What the scaffold ships (this PR)

  • New vmaftune.fast module with a fast_recommend(...) entry point and a --smoke mode that synthesises 50 fake trials and runs Optuna over them to validate the pipeline end-to-end.
  • vmaf-tune fast CLI subcommand wired into the existing argparse tree.
  • Extended docs/usage/vmaf-tune.md with the fast-path section and an explicit "what's needed for production" checklist.
  • Optional dep on Optuna via pip install vmaf-tune[fast]. Core install is unchanged.
  • ADR-0276 + this digest + AGENTS.md invariant + changelog fragment + rebase-notes entry (per ADR-0108).
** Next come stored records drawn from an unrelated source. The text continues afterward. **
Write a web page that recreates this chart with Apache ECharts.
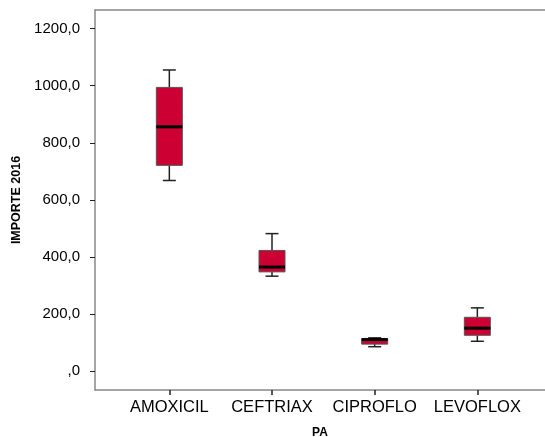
<!DOCTYPE html>
<html>
<head>
<meta charset="utf-8">
<script src="https://cdn.jsdelivr.net/npm/echarts@6/dist/echarts.min.js"></script>
<style>
  html, body { margin: 0; padding: 0; background: #fff; }
  #chart { width: 545px; height: 437px; }
</style>
</head>
<body>
<div id="chart"></div>
<script>
// box plot values
const categories = ['AMOXICIL', 'CEFTRIAX', 'CIPROFLO', 'LEVOFLOX'];
const lowWhisker = [668, 333, 86, 105];
const q1 = [721, 348, 95, 126];
const median = [856, 365, 111, 151];
const q3 = [994, 423, 114, 189];
const highWhisker = [1055, 482, 117, 222];
const yTicks = [0, 200, 400, 600, 800, 1000, 1200];

const boxData = categories.map((c, i) => [i, lowWhisker[i], q1[i], median[i], q3[i], highWhisker[i]]);

const myChart = echarts.init(document.getElementById('chart'));

function renderBox(params, api) {
    const x = api.value(0);
    const pLow = api.coord([x, api.value(1)]);
    const pQ1 = api.coord([x, api.value(2)]);
    const pMed = api.coord([x, api.value(3)]);
    const pQ3 = api.coord([x, api.value(4)]);
    const pHigh = api.coord([x, api.value(5)]);
    const cx = pMed[0];
    const half = 13;
    const cap = 6.5;
    const lineStyle = { stroke: '#222', lineWidth: 1.5 };
    return {
        type: 'group',
        children: [
            { type: 'line', shape: { x1: cx, y1: pHigh[1], x2: cx, y2: pQ3[1] }, style: lineStyle },
            { type: 'line', shape: { x1: cx, y1: pLow[1], x2: cx, y2: pQ1[1] }, style: lineStyle },
            { type: 'line', shape: { x1: cx - cap, y1: pHigh[1], x2: cx + cap, y2: pHigh[1] }, style: lineStyle },
            { type: 'line', shape: { x1: cx - cap, y1: pLow[1], x2: cx + cap, y2: pLow[1] }, style: lineStyle },
            {
                type: 'rect',
                shape: { x: cx - half, y: pQ3[1], width: half * 2, height: pQ1[1] - pQ3[1] },
                style: { fill: '#CC0033', stroke: '#555', lineWidth: 1 }
            },
            { type: 'line', shape: { x1: cx - half, y1: pMed[1], x2: cx + half, y2: pMed[1] }, style: { stroke: '#000', lineWidth: 3 } }
        ]
    };
}

const option = {
    animation: false,
    grid: {
        left: 95,
        right: 0,
        top: 10,
        bottom: 47,
        containLabel: false,
        outerBoundsMode: 'none'
    },
    xAxis: [{
        type: 'value',
        min: -0.724,
        max: 3.659,
        name: 'PA',
        nameLocation: 'middle',
        nameGap: 37,
        nameTextStyle: { fontFamily: 'Liberation Sans', fontSize: 12, fontWeight: 'bold', color: '#000' },
        splitLine: { show: false },
        axisLine: { show: true, onZero: false, lineStyle: { color: '#888', width: 1.5 } },
        axisTick: { show: true, length: 5, customValues: [0, 1, 2, 3], lineStyle: { color: '#222', width: 1.5 } },
        axisLabel: {
            customValues: [0, 1, 2, 3],
            margin: 9,
            fontFamily: 'Liberation Sans',
            fontSize: 16.5,
            color: '#000',
            formatter: v => categories[Math.round(v)]
        }
    }, {
        // top frame line only
        type: 'value',
        position: 'top',
        min: -0.724,
        max: 3.659,
        splitLine: { show: false },
        axisLine: { show: true, onZero: false, lineStyle: { color: '#888', width: 1.5 } },
        axisTick: { show: false },
        axisLabel: { show: false }
    }],
    yAxis: {
        type: 'value',
        min: -65.6,
        max: 1265,
        name: 'IMPORTE 2016',
        nameLocation: 'middle',
        nameGap: 66,
        nameTextStyle: { fontFamily: 'Liberation Sans', fontSize: 12.5, fontWeight: 'bold', color: '#000' },
        splitLine: { show: false },
        axisLine: { show: true, onZero: false, lineStyle: { color: '#888', width: 1.5 } },
        axisTick: { show: true, length: 5, customValues: yTicks, lineStyle: { color: '#222', width: 1 } },
        axisLabel: {
            customValues: yTicks,
            margin: 15,
            fontFamily: 'Liberation Sans',
            fontSize: 15,
            color: '#000',
            formatter: v => (v === 0 ? ',0' : v + ',0')
        }
    },
    series: [{
        type: 'custom',
        renderItem: renderBox,
        encode: { x: 0, y: [1, 2, 3, 4, 5] },
        data: boxData
    }]
};

myChart.setOption(option);
</script>
</body>
</html>
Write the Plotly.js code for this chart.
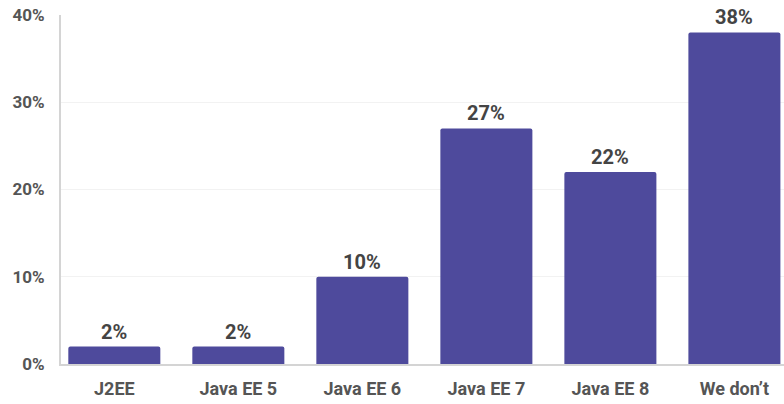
<!DOCTYPE html>
<html><head><meta charset="utf-8">
<script src="https://cdn.plot.ly/plotly-3.0.1.min.js"></script>
<style>html,body{margin:0;padding:0;background:#fff}#c{width:784px;height:404px}</style>
</head><body><div id="c"></div>
<script>
const categories = ["J2EE", "Java EE 5", "Java EE 6", "Java EE 7", "Java EE 8", "We don’t"];
const values = [2, 2, 10, 27, 22, 38];
const yTicks = [0, 10, 20, 30, 40];
const yTickLabels = ["0%", "10%", "20%", "30%", "40%"];

const labelAnnotations = categories.map((c, i) => ({
  x: c, y: values[i], xref: "x", yref: "y",
  text: values[i] + "%", showarrow: false,
  yanchor: "bottom", yshift: 1,
  font: {family: "Roboto", size: 20, color: "#444", weight: 700}
}));

Plotly.newPlot("c", [{
  type: "bar",
  x: categories,
  y: values,
  marker: {color: "#4e4a9c"},
  hoverinfo: "none"
}], {
  width: 784, height: 404,
  margin: {l: 61, r: 0, t: 15, b: 40},
  paper_bgcolor: "#fff", plot_bgcolor: "#fff",
  bargap: 0.258,
  barcornerradius: 2,
  font: {family: "Roboto", color: "#555"},
  showlegend: false,
  annotations: labelAnnotations,
  xaxis: {
    range: [-0.43, 5.4],
    showline: true, linecolor: "#d4d4d4", linewidth: 2,
    ticks: "", showgrid: false,
    ticklabelstandoff: 7,
    tickfont: {family: "Roboto", size: 18, color: "#555", weight: 700},
    fixedrange: true
  },
  yaxis: {
    range: [0, 40],
    tickvals: yTicks, ticktext: yTickLabels,
    showline: true, linecolor: "#d4d4d4", linewidth: 2,
    showgrid: true, gridcolor: "#f2f2f2", gridwidth: 1,
    zeroline: false, ticks: "",
    ticklabelstandoff: 11,
    tickfont: {family: "Roboto", size: 17, color: "#555", weight: 700},
    fixedrange: true
  }
}, {displayModeBar: false, staticPlot: true});
</script></body></html>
What is deferred to follow-up PRs:

  • Real fr_regressor_v2 weights (gated on PR #347 merging plus T-VMAF-TUNE-CORPUS-A producing training data).
  • ONNX Runtime wiring for the proxy inference call (the scaffold uses a stub predict_vmaf that returns a deterministic mock score so the smoke test stays self-contained).
  • NVENC / QSV / AMF auto-detection (lever C).
  • Per-shot parallelisation (lever D).
  • GPU verify wiring (vmaf CLI invocation with --cuda / --vulkan / --sycl selected per host capability).
  • A Phase B "real recommend" mode that runs the actual encoder + proxy loop on a real source.

References

  • req: user prompt — "vmaf-tune planning should be GPU/AI fast — Netflix-quality decisions in short time, would be huge" (paraphrased per user-quote handling rule).
  • ADR-0237 — parent umbrella spec.
  • ADR-0272 — fr_regressor_v2 codec-aware scaffold (Phase B prereq).
  • ADR-0249 — fr_regressor_v1 baseline (canonical-6 → VMAF).
  • ADR-0235 — codec-aware conditioning shape.
  • ADR-0223 — TransNet V2 scaffold (lever D enabler).
  • Research-0044 — parent option-space digest.
  • Research-0058 — fr_regressor_v2 feasibility.
  • Optuna documentation — TPE sampler reference.